= DATA SEGMENT =
---
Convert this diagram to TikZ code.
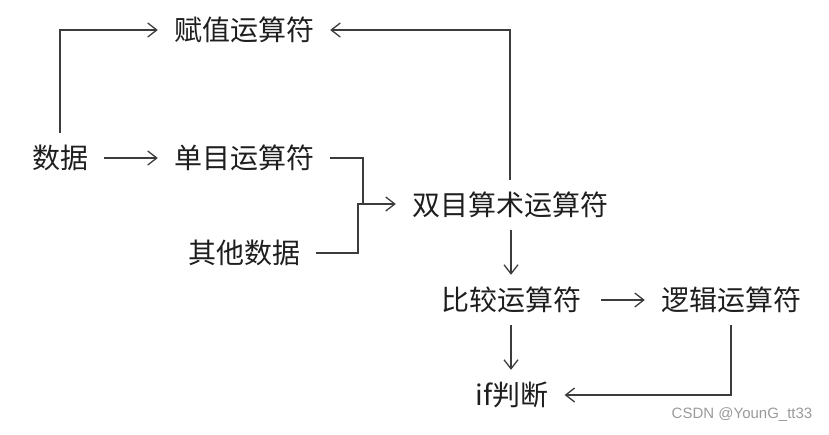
\documentclass[tikz,border=0pt]{standalone}
\usepackage{fontspec}
\newfontfamily\cjkfont{Noto Sans CJK SC}
\newfontfamily\wmfont{Liberation Sans}
\usetikzlibrary{arrows.meta}
\definecolor{linec}{HTML}{3C3C3C}
\definecolor{textc}{HTML}{1E1E1E}
\definecolor{wmc}{HTML}{9A9A9A}
\tikzset{
  lbl/.style={inner xsep=16pt, inner ysep=0pt, minimum height=50pt, text=textc, font=\cjkfont\fontsize{28}{30}\selectfont},
  conn/.style={draw=linec, line width=1.3pt},
  arr/.style={conn, -{Straight Barb[length=9pt,width=14pt,line width=1.3pt]}}
}
\begin{document}
\begin{tikzpicture}[x=1pt,y=1pt]
\useasboundingbox (0,0) rectangle (829,-434);
\node[lbl] (fz) at (244,-30) {赋值运算符};
\node[lbl] (sj) at (60,-158) {数据};
\node[lbl] (dm) at (244,-158) {单目运算符};
\node[lbl] (qt) at (244,-253) {其他数据};
\node[lbl] (sm) at (510,-205) {双目算术运算符};
\node[lbl] (bj) at (511,-300) {比较运算符};
\node[lbl] (lj) at (731,-300) {逻辑运算符};
\node[lbl] (ifp) at (512,-395) {if判断};
\node[text=wmc, font=\wmfont\fontsize{15}{17}\selectfont] (wm) at (742,-415) {CSDN @YounG\_tt33};
\coordinate (j1) at (363,-204);
\coordinate (j2) at (358,-204);
\draw[arr] (sj.north) |- (fz.west);
\draw[arr] (sj.east) -- (dm.west);
\draw[conn] (qt.east) -| (j2) -- (j1);
\draw[arr] (dm.east) -| (j1) -- (sm.west |- j1);
\draw[arr] (sm.north) |- (fz.east);
\draw[arr] (sm.south -| bj.north) -- (bj.north);
\draw[arr] ([xshift=4pt]bj.east) -- (lj.west);
\draw[arr] (bj.south) -- (bj.south |- ifp.north);
\draw[arr] (lj.south) |- (ifp.east);
\end{tikzpicture}
\end{document}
---
= WRITTEN REQUEST =
Copy each line in full and exactly, omitting any picture.

= SOLVED EXERCISE =
Convert this diagram to TikZ code.
\documentclass[tikz,border=0pt]{standalone}
\usepackage{fontspec}
\newfontfamily\cjkfont{Noto Sans CJK SC}
\newfontfamily\wmfont{Liberation Sans}
\usetikzlibrary{arrows.meta}
\definecolor{linec}{HTML}{3C3C3C}
\definecolor{textc}{HTML}{1E1E1E}
\definecolor{wmc}{HTML}{9A9A9A}
\tikzset{
  lbl/.style={inner xsep=16pt, inner ysep=0pt, minimum height=50pt, text=textc, font=\cjkfont\fontsize{28}{30}\selectfont},
  conn/.style={draw=linec, line width=1.3pt},
  arr/.style={conn, -{Straight Barb[length=9pt,width=14pt,line width=1.3pt]}}
}
\begin{document}
\begin{tikzpicture}[x=1pt,y=1pt]
\useasboundingbox (0,0) rectangle (829,-434);
\node[lbl] (fz) at (244,-30) {赋值运算符};
\node[lbl] (sj) at (60,-158) {数据};
\node[lbl] (dm) at (244,-158) {单目运算符};
\node[lbl] (qt) at (244,-253) {其他数据};
\node[lbl] (sm) at (510,-205) {双目算术运算符};
\node[lbl] (bj) at (511,-300) {比较运算符};
\node[lbl] (lj) at (731,-300) {逻辑运算符};
\node[lbl] (ifp) at (512,-395) {if判断};
\node[text=wmc, font=\wmfont\fontsize{15}{17}\selectfont] (wm) at (742,-415) {CSDN @YounG\_tt33};
\coordinate (j1) at (363,-204);
\coordinate (j2) at (358,-204);
\draw[arr] (sj.north) |- (fz.west);
\draw[arr] (sj.east) -- (dm.west);
\draw[conn] (qt.east) -| (j2) -- (j1);
\draw[arr] (dm.east) -| (j1) -- (sm.west |- j1);
\draw[arr] (sm.north) |- (fz.east);
\draw[arr] (sm.south -| bj.north) -- (bj.north);
\draw[arr] ([xshift=4pt]bj.east) -- (lj.west);
\draw[arr] (bj.south) -- (bj.south |- ifp.north);
\draw[arr] (lj.south) |- (ifp.east);
\end{tikzpicture}
\end{document}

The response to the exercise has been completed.